#### WORK TO BE COMPLETED:
Starting at the top of the listing, extract every line up to and including the one with "import * as". Pictures stay out of the copy.

#### DATASET SECTION:
══════════

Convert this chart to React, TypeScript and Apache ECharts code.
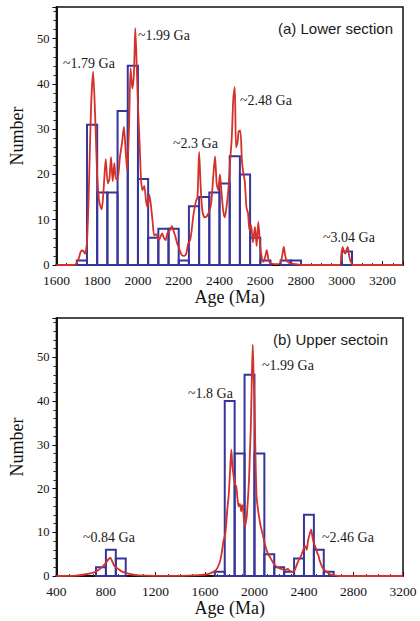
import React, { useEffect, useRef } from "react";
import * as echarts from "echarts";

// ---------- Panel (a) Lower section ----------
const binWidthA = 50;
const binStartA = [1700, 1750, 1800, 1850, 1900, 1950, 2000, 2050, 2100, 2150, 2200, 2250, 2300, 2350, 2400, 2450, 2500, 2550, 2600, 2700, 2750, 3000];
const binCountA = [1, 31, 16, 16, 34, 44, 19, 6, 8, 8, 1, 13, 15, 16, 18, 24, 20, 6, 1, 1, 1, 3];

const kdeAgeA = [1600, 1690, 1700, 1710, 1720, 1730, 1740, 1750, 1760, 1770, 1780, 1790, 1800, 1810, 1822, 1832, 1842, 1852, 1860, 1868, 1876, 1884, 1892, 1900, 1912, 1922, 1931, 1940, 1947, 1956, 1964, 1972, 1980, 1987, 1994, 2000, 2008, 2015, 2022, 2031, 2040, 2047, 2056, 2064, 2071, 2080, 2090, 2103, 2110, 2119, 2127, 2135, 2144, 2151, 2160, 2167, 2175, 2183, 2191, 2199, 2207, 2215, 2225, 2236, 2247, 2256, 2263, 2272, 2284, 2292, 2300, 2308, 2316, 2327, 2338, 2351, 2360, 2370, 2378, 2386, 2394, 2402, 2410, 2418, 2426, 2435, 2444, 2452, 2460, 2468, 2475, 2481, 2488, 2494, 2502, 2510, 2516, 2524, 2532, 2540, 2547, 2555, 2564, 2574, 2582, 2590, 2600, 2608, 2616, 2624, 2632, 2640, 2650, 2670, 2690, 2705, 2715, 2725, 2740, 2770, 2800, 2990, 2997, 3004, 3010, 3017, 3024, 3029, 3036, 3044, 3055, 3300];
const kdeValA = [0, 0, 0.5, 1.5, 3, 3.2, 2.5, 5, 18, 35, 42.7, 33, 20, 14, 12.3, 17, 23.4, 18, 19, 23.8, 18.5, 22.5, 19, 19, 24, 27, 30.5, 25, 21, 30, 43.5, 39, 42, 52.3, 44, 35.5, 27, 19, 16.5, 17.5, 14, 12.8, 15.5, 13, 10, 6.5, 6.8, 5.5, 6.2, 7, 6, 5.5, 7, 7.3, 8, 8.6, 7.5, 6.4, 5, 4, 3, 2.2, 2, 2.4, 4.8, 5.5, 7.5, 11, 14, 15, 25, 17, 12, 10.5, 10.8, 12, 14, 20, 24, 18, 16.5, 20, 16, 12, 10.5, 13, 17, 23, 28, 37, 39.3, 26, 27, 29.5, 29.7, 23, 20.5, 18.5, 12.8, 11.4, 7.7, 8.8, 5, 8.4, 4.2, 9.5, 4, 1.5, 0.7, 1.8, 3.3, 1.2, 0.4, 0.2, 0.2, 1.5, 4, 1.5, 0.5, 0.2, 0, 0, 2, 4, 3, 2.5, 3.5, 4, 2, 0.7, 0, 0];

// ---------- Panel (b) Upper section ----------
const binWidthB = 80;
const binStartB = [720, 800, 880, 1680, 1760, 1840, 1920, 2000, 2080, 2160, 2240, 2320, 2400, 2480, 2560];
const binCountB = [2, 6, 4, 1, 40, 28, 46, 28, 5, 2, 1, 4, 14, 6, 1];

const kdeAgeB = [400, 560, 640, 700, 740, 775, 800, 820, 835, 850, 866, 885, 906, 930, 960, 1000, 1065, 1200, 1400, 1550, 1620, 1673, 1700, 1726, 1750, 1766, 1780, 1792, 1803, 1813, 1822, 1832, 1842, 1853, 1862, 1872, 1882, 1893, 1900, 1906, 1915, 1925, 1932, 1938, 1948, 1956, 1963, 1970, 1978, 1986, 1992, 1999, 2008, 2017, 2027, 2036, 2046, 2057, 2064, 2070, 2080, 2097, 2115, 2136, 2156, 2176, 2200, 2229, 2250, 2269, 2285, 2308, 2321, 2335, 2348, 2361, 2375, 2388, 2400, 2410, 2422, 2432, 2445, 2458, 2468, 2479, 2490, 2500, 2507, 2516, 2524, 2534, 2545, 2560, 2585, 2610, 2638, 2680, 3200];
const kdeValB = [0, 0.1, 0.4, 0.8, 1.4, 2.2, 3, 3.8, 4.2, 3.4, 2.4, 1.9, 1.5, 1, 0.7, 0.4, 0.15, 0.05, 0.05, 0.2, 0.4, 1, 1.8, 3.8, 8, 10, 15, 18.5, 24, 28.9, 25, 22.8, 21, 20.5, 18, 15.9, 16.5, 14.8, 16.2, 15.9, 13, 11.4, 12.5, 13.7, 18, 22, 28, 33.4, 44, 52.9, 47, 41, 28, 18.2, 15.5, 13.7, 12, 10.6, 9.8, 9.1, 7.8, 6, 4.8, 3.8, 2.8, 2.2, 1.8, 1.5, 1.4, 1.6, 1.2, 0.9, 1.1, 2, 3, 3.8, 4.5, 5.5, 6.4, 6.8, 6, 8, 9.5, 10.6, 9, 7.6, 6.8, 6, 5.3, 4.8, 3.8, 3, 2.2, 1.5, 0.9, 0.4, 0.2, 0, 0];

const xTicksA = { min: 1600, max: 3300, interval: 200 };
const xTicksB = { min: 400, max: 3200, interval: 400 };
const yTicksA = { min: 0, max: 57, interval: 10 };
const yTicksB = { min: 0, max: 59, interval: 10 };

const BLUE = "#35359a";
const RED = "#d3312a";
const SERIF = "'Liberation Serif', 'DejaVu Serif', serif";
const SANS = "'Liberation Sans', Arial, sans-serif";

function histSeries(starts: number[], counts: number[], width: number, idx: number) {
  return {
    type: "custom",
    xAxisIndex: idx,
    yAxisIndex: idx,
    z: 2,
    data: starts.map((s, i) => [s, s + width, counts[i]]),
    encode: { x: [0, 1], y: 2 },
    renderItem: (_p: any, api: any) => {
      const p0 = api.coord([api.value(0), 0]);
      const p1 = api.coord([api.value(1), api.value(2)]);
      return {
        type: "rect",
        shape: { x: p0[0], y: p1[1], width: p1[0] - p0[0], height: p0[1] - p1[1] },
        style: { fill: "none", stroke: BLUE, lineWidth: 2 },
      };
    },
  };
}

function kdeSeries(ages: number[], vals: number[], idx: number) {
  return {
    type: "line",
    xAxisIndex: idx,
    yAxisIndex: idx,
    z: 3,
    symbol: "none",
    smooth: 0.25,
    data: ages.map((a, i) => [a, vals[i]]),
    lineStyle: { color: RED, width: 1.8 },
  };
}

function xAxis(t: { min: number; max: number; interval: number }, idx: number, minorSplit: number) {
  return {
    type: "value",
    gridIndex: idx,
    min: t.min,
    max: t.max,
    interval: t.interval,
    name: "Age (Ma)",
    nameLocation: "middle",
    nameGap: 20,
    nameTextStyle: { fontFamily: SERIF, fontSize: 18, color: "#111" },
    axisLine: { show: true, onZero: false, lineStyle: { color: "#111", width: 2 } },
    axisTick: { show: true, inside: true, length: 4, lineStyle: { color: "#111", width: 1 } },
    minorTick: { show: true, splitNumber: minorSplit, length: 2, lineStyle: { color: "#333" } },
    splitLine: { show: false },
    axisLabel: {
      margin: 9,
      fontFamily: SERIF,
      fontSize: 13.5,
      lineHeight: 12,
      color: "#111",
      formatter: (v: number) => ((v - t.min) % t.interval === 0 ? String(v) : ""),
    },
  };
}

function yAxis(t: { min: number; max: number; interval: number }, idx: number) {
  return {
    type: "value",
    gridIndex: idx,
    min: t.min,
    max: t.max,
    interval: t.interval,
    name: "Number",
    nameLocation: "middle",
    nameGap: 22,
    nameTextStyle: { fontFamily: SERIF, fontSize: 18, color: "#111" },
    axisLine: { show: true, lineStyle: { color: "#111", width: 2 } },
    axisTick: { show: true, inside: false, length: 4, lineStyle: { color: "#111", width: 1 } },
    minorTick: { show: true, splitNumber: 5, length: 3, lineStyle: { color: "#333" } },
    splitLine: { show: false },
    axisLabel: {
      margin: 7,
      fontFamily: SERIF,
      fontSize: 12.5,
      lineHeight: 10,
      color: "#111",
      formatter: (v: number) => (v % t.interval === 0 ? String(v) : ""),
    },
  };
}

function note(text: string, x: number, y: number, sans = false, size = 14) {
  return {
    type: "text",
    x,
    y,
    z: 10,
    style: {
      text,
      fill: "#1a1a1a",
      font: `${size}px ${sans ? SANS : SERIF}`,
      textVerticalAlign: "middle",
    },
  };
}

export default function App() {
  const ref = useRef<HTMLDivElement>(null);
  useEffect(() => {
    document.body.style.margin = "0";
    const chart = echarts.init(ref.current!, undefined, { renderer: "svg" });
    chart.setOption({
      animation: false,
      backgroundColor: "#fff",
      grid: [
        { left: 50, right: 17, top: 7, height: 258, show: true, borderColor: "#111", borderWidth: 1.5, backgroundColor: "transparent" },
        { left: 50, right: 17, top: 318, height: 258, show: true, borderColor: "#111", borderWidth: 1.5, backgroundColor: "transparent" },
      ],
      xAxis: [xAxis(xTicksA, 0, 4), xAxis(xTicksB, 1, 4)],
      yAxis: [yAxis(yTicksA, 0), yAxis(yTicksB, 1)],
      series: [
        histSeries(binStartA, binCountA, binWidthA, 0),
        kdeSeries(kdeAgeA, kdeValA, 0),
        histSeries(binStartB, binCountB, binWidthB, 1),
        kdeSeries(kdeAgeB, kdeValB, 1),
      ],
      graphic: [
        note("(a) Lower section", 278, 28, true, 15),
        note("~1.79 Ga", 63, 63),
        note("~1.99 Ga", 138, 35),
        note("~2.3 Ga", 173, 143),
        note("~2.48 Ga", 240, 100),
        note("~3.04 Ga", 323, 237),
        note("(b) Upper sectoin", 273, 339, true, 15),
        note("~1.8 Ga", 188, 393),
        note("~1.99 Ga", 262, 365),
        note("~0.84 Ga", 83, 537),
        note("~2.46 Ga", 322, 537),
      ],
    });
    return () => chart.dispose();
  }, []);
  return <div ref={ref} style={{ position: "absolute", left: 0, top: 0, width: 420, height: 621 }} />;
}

══════════

#### SOLUTION:
Convert this chart to React, TypeScript and Apache ECharts code.
import React, { useEffect, useRef } from "react";
import * as echarts from "echarts";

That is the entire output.